- _JOB_
Leave the pictures out and retype the lines from the beginning through the line with "import pandas as pd", both ends included.

- _DATASET EXCERPT_
───
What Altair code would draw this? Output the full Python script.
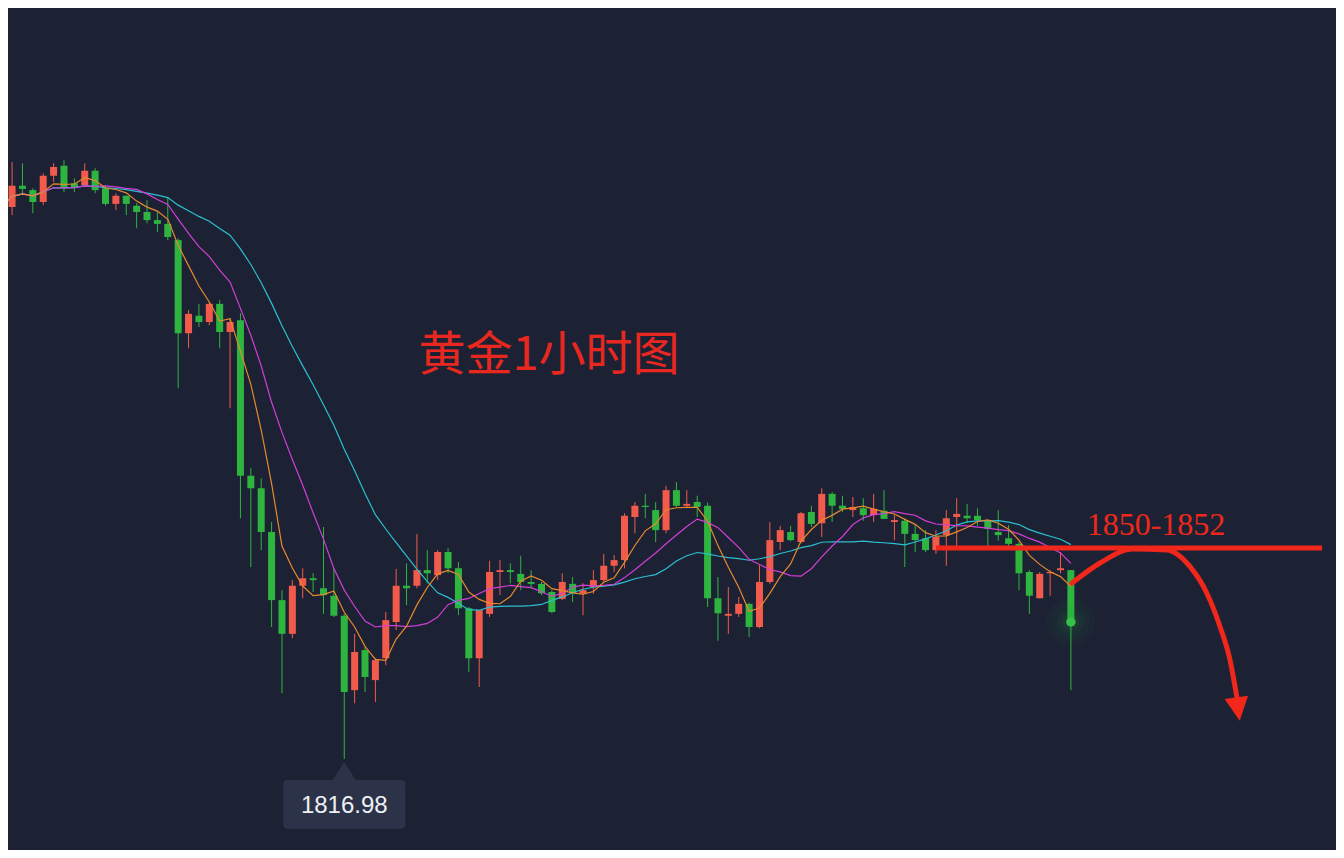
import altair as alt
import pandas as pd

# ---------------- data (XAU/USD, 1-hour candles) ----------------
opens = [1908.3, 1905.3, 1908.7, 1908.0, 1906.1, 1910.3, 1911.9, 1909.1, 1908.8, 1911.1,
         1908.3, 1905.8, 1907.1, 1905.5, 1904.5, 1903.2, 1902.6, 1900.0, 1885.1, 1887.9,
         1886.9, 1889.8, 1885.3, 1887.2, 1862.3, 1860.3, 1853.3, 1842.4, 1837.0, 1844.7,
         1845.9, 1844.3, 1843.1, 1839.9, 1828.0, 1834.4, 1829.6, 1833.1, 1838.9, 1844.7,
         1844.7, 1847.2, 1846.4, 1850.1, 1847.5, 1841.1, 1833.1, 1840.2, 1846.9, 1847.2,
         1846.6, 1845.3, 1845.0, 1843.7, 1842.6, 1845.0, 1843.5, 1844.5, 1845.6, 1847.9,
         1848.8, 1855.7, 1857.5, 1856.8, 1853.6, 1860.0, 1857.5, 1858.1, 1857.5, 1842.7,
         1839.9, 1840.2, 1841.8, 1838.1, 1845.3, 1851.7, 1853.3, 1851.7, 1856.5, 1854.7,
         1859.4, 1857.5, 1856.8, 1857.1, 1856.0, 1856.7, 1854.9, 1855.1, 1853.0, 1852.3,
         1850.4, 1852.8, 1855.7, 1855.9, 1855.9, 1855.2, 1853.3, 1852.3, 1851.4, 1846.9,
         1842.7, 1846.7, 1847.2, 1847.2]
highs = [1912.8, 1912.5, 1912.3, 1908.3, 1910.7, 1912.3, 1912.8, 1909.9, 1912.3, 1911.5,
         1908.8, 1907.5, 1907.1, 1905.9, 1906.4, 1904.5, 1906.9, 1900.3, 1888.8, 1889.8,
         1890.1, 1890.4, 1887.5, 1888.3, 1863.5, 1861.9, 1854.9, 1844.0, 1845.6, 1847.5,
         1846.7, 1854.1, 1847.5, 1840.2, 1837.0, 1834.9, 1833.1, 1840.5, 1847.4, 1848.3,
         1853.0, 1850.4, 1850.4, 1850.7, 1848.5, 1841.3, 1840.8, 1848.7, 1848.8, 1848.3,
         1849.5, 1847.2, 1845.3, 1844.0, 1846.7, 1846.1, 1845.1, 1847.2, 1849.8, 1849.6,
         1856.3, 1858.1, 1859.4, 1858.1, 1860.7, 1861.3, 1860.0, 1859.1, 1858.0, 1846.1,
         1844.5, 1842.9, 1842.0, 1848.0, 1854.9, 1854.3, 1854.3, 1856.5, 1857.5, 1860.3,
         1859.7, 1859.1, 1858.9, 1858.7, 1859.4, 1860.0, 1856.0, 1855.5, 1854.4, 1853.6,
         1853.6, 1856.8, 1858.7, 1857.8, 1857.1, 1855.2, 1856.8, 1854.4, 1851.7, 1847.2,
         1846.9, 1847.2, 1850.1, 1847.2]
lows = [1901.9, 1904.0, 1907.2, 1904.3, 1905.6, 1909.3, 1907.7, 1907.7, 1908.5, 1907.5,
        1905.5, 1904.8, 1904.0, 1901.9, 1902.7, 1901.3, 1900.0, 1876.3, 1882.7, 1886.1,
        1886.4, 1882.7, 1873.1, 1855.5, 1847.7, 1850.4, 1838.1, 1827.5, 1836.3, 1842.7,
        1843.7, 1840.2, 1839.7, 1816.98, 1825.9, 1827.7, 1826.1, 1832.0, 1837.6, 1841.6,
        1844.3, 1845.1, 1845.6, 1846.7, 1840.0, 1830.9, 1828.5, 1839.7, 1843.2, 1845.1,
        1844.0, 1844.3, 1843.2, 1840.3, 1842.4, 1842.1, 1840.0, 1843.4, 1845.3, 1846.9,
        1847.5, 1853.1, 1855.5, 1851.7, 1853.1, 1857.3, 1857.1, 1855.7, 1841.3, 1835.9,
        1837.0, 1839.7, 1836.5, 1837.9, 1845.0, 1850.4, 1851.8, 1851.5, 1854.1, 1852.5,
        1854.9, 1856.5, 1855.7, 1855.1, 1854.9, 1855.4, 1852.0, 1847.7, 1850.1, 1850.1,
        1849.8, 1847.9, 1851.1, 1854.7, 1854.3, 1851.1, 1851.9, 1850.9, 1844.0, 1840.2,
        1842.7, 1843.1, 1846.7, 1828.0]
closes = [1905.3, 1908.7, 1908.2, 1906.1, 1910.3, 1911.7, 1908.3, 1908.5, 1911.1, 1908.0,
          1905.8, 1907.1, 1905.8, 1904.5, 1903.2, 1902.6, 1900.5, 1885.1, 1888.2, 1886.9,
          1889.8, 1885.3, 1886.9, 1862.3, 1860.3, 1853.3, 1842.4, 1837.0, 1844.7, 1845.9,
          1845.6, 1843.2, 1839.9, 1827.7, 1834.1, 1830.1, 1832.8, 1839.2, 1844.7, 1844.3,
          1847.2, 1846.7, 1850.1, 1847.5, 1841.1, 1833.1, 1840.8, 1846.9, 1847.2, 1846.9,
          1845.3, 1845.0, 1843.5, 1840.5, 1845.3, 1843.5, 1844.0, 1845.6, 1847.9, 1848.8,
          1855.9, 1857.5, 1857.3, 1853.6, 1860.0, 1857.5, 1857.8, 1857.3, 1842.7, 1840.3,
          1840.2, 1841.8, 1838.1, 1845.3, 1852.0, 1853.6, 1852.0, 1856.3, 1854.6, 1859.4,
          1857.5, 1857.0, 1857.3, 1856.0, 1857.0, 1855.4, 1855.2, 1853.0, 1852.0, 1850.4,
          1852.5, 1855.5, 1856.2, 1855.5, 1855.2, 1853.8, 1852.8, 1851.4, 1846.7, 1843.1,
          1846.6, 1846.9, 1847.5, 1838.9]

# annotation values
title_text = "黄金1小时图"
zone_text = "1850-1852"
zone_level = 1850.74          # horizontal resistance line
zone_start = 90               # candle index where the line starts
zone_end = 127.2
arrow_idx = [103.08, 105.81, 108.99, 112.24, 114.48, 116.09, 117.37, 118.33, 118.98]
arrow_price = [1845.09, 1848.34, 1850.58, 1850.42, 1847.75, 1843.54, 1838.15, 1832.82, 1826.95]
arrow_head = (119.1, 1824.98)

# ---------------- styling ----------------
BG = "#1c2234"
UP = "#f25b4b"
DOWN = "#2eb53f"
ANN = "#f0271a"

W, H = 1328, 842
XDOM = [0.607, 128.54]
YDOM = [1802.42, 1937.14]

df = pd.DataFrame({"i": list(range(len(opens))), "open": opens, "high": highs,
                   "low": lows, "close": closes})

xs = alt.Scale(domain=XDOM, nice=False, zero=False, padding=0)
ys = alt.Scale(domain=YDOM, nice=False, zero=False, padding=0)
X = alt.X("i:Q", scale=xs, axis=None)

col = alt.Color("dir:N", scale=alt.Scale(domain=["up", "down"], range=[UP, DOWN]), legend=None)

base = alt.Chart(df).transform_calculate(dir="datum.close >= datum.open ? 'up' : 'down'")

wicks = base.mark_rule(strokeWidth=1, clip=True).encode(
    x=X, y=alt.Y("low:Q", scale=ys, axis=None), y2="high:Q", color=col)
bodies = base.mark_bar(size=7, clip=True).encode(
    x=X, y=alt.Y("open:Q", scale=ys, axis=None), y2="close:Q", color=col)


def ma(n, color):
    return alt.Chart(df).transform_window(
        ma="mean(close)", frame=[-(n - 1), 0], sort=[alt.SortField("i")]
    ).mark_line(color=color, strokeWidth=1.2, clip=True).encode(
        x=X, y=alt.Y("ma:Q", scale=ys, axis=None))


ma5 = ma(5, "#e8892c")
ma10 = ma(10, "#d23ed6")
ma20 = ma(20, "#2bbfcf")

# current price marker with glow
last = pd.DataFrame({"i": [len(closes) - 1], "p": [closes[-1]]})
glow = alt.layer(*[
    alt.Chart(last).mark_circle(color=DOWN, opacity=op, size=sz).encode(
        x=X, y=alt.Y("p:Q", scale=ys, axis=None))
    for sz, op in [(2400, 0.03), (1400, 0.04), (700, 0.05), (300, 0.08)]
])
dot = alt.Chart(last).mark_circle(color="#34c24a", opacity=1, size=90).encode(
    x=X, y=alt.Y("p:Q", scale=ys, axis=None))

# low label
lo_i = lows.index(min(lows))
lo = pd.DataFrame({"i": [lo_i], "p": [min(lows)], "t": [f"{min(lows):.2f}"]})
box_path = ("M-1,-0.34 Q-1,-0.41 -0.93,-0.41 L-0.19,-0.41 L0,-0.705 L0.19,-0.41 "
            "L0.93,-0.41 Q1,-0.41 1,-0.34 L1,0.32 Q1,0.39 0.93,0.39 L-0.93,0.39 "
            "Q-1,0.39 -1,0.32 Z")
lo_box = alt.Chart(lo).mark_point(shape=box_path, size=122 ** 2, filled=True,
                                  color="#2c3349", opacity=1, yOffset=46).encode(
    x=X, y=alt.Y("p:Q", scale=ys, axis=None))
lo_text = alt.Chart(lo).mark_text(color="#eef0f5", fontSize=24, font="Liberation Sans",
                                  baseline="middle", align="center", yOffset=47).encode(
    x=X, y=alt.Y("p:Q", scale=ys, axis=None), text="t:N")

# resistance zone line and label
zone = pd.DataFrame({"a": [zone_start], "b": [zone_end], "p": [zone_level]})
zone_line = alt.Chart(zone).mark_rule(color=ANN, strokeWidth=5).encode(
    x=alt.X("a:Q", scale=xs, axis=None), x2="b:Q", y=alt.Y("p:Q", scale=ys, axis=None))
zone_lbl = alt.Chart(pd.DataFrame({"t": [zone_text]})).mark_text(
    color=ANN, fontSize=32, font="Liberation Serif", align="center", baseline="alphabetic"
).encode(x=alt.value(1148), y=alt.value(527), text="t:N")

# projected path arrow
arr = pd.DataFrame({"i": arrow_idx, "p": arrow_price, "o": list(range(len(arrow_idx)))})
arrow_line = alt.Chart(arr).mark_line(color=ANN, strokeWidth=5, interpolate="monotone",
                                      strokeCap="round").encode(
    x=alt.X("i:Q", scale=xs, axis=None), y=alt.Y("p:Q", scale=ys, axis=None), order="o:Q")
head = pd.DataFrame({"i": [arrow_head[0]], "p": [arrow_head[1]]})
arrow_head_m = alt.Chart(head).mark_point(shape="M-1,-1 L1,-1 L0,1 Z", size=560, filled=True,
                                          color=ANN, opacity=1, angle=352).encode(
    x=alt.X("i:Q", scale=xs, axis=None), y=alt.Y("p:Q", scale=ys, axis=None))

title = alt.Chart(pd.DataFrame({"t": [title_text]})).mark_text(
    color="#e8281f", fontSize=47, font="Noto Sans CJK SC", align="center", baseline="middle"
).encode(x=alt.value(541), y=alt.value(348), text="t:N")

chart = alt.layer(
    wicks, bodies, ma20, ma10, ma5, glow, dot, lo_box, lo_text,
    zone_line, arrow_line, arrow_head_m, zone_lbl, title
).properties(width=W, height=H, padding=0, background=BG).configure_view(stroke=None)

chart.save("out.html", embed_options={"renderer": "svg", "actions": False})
───
- _SOLUTION TO THE EXERCISE_
What Altair code would draw this? Output the full Python script.
import altair as alt
import pandas as pd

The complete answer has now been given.